Halo Engagement Rings
The halo setting engagement ring is one of the most popular styles today, particularly with celebrities. It features a center stone that is surrounded by a row of pavé-set diamonds. These smaller gems act as a "halo", reflecting light unto the center stone, making it sparkle even more. You can opt for a single halo or a double halo engagement ring (two circles of pavé-set diamonds). Some popular examples of this style include cushion cut halo engagement rings (square with rounded edges) and princess cut halo engagement rings (more geometric and modern).
A cluster setting uses smaller stones grouped tightly together in order to create the appearance of one large stone. This is a good option if your partner prefers a large stone but you have a limited budget.

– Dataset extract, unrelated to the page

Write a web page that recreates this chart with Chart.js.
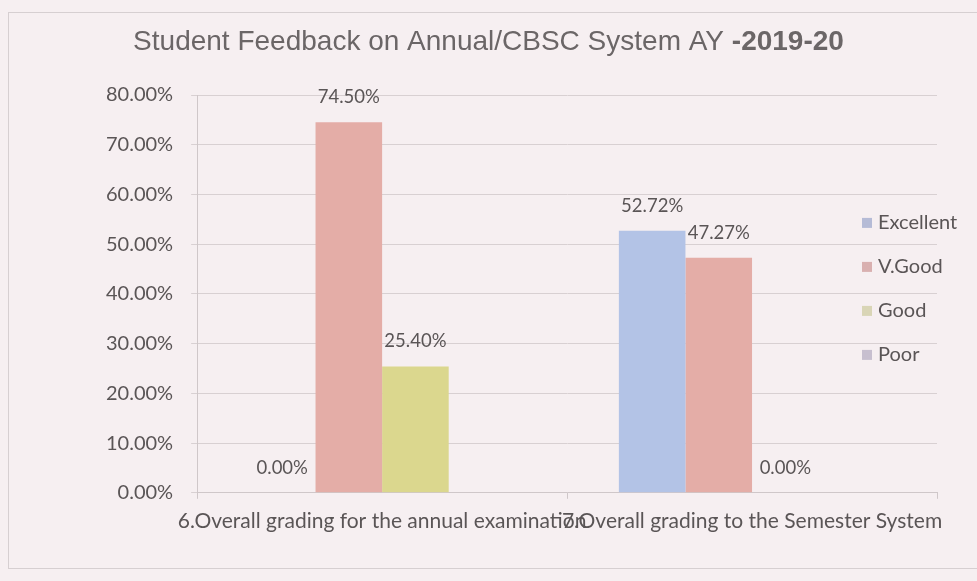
<!DOCTYPE html>
<html>
<head>
<meta charset="utf-8">
<script src="https://cdn.jsdelivr.net/npm/chart.js@4/dist/chart.umd.min.js"></script>
<style>
  html, body { margin: 0; padding: 0; background: #f6eff1; }
  #wrap { position: relative; width: 977px; height: 581px; }
  #frame { position: absolute; left: 8px; top: 12px; width: 990px; height: 557px;
           border: 1.5px solid #d6cfd1; box-sizing: border-box; }
  canvas { position: absolute; left: 0; top: 0; }
</style>
</head>
<body>
<div id="wrap">
  <div id="frame"></div>
  <canvas id="chart" width="977" height="581"></canvas>
</div>
<script>
var categories = ['6.Overall grading for the annual examination', '7.Overall grading to the Semester System'];
var excellent = [0, 52.72];
var vgood = [74.50, 47.27];
var good = [25.40, 0];
var poor = [null, null];
var yTicks = [0, 10, 20, 30, 40, 50, 60, 70, 80];

var titleMain = 'Student Feedback on Annual/CBSC System AY ';
var titleBold = '-2019-20';

var textColor = '#5a5556';
var labelFont = "Lato, 'Open Sans', sans-serif";
var titleFont = "'Liberation Sans Narrow', 'Liberation Sans', sans-serif";

// title drawn in two parts so the year can be bold
var titlePlugin = {
  id: 'twoPartTitle',
  afterDraw: function(chart) {
    var ctx = chart.ctx;
    ctx.save();
    ctx.fillStyle = '#6b6667';
    ctx.textBaseline = 'middle';
    ctx.font = '28px ' + titleFont;
    var w1 = ctx.measureText(titleMain).width;
    ctx.font = 'bold 28px ' + titleFont;
    var w2 = ctx.measureText(titleBold).width;
    var x = (chart.width - w1 - w2) / 2;
    ctx.font = '28px ' + titleFont;
    ctx.fillText(titleMain, x, 42);
    ctx.font = 'bold 28px ' + titleFont;
    ctx.fillText(titleBold, x + w1, 42);
    ctx.restore();
  }
};

// value labels above the bars
var valueLabels = {
  id: 'valueLabels',
  afterDatasetsDraw: function(chart) {
    var ctx = chart.ctx;
    ctx.save();
    ctx.fillStyle = textColor;
    ctx.font = '18.5px ' + labelFont;
    ctx.textAlign = 'center';
    ctx.textBaseline = 'middle';
    chart.data.datasets.forEach(function(ds, i) {
      var meta = chart.getDatasetMeta(i);
      meta.data.forEach(function(bar, j) {
        var v = ds.data[j];
        if (v === null) return;
        ctx.fillText(v.toFixed(2) + '%', bar.x, bar.y - 25);
      });
    });
    ctx.restore();
  }
};

// legend sits over the right part of the plot, like the original
var sideLegend = {
  id: 'sideLegend',
  afterDraw: function(chart) {
    var ctx = chart.ctx;
    var area = chart.chartArea;
    var ds = chart.data.datasets;
    var step = 44;
    var y0 = (area.top + area.bottom) / 2 - step * (ds.length - 1) / 2 - 5;
    var x0 = area.right - 75;
    ctx.save();
    ctx.font = '20px ' + labelFont;
    ctx.textBaseline = 'middle';
    ds.forEach(function(d, i) {
      var y = y0 + i * step;
      ctx.fillStyle = d.legendColor;
      ctx.fillRect(x0, y - 5, 10, 10);
      ctx.fillStyle = textColor;
      ctx.fillText(d.label, x0 + 16, y);
    });
    ctx.restore();
  }
};

new Chart(document.getElementById('chart'), {
  type: 'bar',
  data: {
    labels: categories,
    datasets: [
      { label: 'Excellent', data: excellent, backgroundColor: '#b3c3e6', legendColor: '#b5bbd6' },
      { label: 'V.Good', data: vgood, backgroundColor: '#e4ada7', legendColor: '#d9b0b0' },
      { label: 'Good', data: good, backgroundColor: '#dbd78e', legendColor: '#d9d5b6' },
      { label: 'Poor', data: poor, backgroundColor: '#c9bfd6', legendColor: '#c7bfcf' }
    ]
  },
  options: {
    responsive: false,
    animation: false,
    layout: { padding: { left: 88, right: 40, top: 95, bottom: 37 } },
    plugins: {
      legend: { display: false },
      title: { display: false },
      tooltip: { enabled: false }
    },
    datasets: { bar: { categoryPercentage: 0.72, barPercentage: 1.0 } },
    scales: {
      x: {
        grid: { drawOnChartArea: false, offset: true, tickLength: 6, color: '#cfc7c9' },
        border: { color: '#cfc7c9' },
        ticks: {
          autoSkip: false, maxRotation: 0, minRotation: 0,
          color: textColor, font: { family: labelFont, size: 21 }, padding: 10
        }
      },
      y: {
        min: 0, max: 80,
        afterBuildTicks: function(axis) {
          axis.ticks = yTicks.map(function(v) { return { value: v }; });
        },
        grid: { color: '#d8d0d2', tickLength: 6 },
        border: { color: '#cfc7c9' },
        ticks: {
          color: textColor, font: { family: labelFont, size: 20 }, padding: 18,
          callback: function(v) { return v.toFixed(2) + '%'; }
        }
      }
    }
  },
  plugins: [titlePlugin, valueLabels, sideLegend]
});
</script>
</body>
</html>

This design is one of the most elegant of all engagement ring styles. It features metal arches rising above the shank and supporting the stone, much like the arches of a cathedral. The cathedral can use a prong or bezel setting to hold the gem in place.
This engagement ring style features a large center stone flanked by two smaller stones - one on each side. The "trilogy," as it is sometimes called, symbolizes the past, present, and future. Many three-stone rings feature a different type of gemstone for the side stones.
Obviously, there are numerous other engagement ring styles that you can choose from - shank or split-shank setting, filigree, two-stone, channel setting, bar setting, etc. Diamond eternity rings are great option too: they have something to speak for themselves.
But the ones we've mentioned above are the designs most women love. That being said, your choice will still depend on only two factors - your girl's style and your budget. So, choose wisely.